Today, Yesterday, and Today

Looking back at life on the Islands “back in the day.”

By Shelagh Barrington

Shelagh Barrington is Kathi Barrington’s older sister. Kathi was editor of Times of the Islands from 1990 to 1993. On a recent visit to Providenciales, she had occasion to reminisce on those early golden days in the sun. 

Today . . .

It’s time for lunch. After a little local shopping along Leeward Highway, we take the roundabout at Suzy Turn and go down the road that leads us to the water and Turtle Cove. 

Yesterday . . .

The Third Turtle Inn was the TCI’s first hotel, built in 1967.

In 1985, when Kat and Mike first sailed Minx, their 41-foot trimaran, into the Turks & Caicos Islands, destination Providenciales, they anchored in a deserted marina development at Leeward Going Through on the northeast end of the island. George and I arrived in 1986, loaded with supplies from the “real world,” for a two-week visit aboard Minx. 

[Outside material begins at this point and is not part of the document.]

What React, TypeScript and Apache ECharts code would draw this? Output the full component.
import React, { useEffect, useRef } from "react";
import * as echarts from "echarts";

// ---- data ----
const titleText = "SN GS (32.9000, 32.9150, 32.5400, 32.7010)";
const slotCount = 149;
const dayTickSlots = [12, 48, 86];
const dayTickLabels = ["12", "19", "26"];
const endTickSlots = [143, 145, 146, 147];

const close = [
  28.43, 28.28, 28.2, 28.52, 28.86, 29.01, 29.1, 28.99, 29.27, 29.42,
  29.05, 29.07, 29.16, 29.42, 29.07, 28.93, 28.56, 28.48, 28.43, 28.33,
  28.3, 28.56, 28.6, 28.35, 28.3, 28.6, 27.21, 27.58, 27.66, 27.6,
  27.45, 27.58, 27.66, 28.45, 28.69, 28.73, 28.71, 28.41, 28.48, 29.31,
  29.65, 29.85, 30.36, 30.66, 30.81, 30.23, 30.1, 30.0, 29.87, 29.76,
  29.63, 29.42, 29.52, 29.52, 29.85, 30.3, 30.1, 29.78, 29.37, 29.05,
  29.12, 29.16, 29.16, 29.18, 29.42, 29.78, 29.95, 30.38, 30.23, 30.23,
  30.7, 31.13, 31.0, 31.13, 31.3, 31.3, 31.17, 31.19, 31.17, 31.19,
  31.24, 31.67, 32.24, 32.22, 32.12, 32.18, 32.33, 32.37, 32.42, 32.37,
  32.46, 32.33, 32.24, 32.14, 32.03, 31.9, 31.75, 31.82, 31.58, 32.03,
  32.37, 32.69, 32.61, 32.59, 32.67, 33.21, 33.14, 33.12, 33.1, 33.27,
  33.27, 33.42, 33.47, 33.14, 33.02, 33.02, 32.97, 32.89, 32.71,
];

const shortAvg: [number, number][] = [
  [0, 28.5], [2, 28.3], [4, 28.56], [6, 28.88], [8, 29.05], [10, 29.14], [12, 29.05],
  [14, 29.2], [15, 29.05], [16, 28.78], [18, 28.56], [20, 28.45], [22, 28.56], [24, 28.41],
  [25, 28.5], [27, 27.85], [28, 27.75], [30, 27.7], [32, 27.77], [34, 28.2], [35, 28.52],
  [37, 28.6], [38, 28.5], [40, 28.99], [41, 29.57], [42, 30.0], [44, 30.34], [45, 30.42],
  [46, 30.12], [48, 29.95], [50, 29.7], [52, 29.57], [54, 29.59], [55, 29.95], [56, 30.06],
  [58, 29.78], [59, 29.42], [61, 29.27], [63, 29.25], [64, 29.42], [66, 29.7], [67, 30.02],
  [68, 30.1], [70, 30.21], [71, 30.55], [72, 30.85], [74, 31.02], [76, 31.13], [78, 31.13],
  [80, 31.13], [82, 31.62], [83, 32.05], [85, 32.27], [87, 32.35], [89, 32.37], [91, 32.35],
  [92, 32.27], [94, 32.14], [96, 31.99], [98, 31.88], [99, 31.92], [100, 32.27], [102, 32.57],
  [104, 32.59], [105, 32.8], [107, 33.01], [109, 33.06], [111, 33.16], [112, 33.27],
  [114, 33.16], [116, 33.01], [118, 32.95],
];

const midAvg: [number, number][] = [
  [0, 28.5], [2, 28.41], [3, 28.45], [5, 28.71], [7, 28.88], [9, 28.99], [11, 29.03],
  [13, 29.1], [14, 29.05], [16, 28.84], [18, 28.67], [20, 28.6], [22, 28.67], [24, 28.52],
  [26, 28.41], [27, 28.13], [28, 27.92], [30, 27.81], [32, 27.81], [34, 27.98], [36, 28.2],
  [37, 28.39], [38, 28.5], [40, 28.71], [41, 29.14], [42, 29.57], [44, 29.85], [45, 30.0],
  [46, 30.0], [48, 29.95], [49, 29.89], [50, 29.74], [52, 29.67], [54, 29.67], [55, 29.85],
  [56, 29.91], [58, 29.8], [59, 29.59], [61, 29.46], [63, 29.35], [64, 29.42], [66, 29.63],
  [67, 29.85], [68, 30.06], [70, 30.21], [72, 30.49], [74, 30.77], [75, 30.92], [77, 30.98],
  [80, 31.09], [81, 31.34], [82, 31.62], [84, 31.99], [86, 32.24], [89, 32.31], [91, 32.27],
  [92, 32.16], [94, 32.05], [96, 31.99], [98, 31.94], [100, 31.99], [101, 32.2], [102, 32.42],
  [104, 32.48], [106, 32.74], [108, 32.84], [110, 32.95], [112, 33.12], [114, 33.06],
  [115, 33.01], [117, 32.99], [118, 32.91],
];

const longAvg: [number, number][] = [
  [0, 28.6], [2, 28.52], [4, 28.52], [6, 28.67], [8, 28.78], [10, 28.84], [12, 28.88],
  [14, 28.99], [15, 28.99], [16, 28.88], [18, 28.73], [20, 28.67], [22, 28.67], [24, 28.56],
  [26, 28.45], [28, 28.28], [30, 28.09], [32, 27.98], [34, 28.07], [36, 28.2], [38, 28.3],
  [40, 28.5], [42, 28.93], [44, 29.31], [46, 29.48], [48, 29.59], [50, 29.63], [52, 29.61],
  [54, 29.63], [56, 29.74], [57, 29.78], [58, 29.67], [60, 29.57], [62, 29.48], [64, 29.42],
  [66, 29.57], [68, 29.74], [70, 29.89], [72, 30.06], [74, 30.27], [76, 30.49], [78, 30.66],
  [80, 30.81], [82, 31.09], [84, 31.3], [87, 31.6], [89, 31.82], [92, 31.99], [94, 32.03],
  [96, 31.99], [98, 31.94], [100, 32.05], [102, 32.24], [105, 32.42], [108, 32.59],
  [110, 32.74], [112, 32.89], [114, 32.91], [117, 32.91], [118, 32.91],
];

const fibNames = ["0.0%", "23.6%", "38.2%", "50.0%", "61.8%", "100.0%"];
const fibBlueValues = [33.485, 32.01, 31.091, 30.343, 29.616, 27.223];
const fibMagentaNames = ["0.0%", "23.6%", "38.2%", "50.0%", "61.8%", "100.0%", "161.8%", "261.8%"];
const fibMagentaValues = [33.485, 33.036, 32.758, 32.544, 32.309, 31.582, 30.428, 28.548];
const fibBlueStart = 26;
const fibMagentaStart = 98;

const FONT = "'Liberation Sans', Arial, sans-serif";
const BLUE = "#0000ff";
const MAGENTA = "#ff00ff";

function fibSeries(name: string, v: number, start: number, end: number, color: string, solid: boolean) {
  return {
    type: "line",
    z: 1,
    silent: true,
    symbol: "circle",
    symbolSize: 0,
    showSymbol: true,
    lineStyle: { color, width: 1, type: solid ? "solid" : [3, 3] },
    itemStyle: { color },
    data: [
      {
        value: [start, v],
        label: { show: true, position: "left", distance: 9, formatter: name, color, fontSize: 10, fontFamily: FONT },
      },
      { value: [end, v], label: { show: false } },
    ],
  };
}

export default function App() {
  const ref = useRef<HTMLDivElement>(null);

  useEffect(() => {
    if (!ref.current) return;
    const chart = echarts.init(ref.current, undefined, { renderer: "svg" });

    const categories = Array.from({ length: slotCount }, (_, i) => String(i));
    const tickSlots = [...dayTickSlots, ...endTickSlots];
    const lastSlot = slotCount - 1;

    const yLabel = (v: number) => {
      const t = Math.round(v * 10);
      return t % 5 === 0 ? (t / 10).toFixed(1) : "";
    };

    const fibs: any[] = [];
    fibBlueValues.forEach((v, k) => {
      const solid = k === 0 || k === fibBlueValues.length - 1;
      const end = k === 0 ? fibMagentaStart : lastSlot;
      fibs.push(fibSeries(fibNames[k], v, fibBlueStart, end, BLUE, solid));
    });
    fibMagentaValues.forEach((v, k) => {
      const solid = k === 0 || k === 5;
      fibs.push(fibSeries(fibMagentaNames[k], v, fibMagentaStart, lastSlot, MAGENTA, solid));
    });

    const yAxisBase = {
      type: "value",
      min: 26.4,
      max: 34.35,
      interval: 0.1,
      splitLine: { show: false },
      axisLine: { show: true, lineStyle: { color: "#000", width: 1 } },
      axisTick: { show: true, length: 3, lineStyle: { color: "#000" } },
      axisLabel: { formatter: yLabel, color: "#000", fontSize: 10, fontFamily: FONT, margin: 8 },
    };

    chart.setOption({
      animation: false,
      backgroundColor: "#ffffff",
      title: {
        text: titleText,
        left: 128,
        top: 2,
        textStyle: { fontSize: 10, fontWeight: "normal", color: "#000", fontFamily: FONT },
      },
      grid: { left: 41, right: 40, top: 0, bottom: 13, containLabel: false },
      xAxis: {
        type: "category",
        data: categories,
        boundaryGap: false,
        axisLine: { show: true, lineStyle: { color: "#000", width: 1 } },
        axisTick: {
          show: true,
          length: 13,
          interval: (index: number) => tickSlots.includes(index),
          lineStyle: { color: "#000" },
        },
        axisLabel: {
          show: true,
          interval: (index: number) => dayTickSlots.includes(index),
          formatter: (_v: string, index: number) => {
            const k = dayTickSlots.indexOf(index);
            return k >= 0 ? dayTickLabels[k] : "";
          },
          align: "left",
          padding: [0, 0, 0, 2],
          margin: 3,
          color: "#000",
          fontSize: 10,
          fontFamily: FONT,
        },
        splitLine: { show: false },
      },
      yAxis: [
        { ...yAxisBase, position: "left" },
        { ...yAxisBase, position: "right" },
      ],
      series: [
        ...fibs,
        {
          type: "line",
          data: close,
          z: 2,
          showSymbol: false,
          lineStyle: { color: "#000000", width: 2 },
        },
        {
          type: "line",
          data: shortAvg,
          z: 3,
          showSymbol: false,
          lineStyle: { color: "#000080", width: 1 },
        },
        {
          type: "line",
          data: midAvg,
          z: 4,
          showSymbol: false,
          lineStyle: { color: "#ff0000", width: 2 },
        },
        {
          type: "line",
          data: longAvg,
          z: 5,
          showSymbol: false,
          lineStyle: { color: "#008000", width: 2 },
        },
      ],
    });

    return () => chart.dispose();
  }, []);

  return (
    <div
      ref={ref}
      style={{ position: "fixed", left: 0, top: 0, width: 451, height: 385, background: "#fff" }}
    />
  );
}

Life on a subtropical, sunny island sounds idyllic. In reality, it’s not that easy. Supplies must be rowed in from shore; the dog must be rowed to and fro for daily walks—friends and visitors too. Suntan, their German Shepherd pup, had to be taught to bark at visitors arriving in their own dinghies.

Mike and Kat fetched their food, booze, water, and fuel in a tiny refashioned two seater Citroen, with a ghastly green wooden body. It lacked doors, roof, and windshield. Almost everything was imported and stock was never consistent. Fortunately their friends at the Conch Farm had a truck, which they generously shared, to collect sporadic visitors from the tiny Provo airport which had just extended its runway to accommodate jets flying in guests to the brand new Club Med, which opened in late 1984. 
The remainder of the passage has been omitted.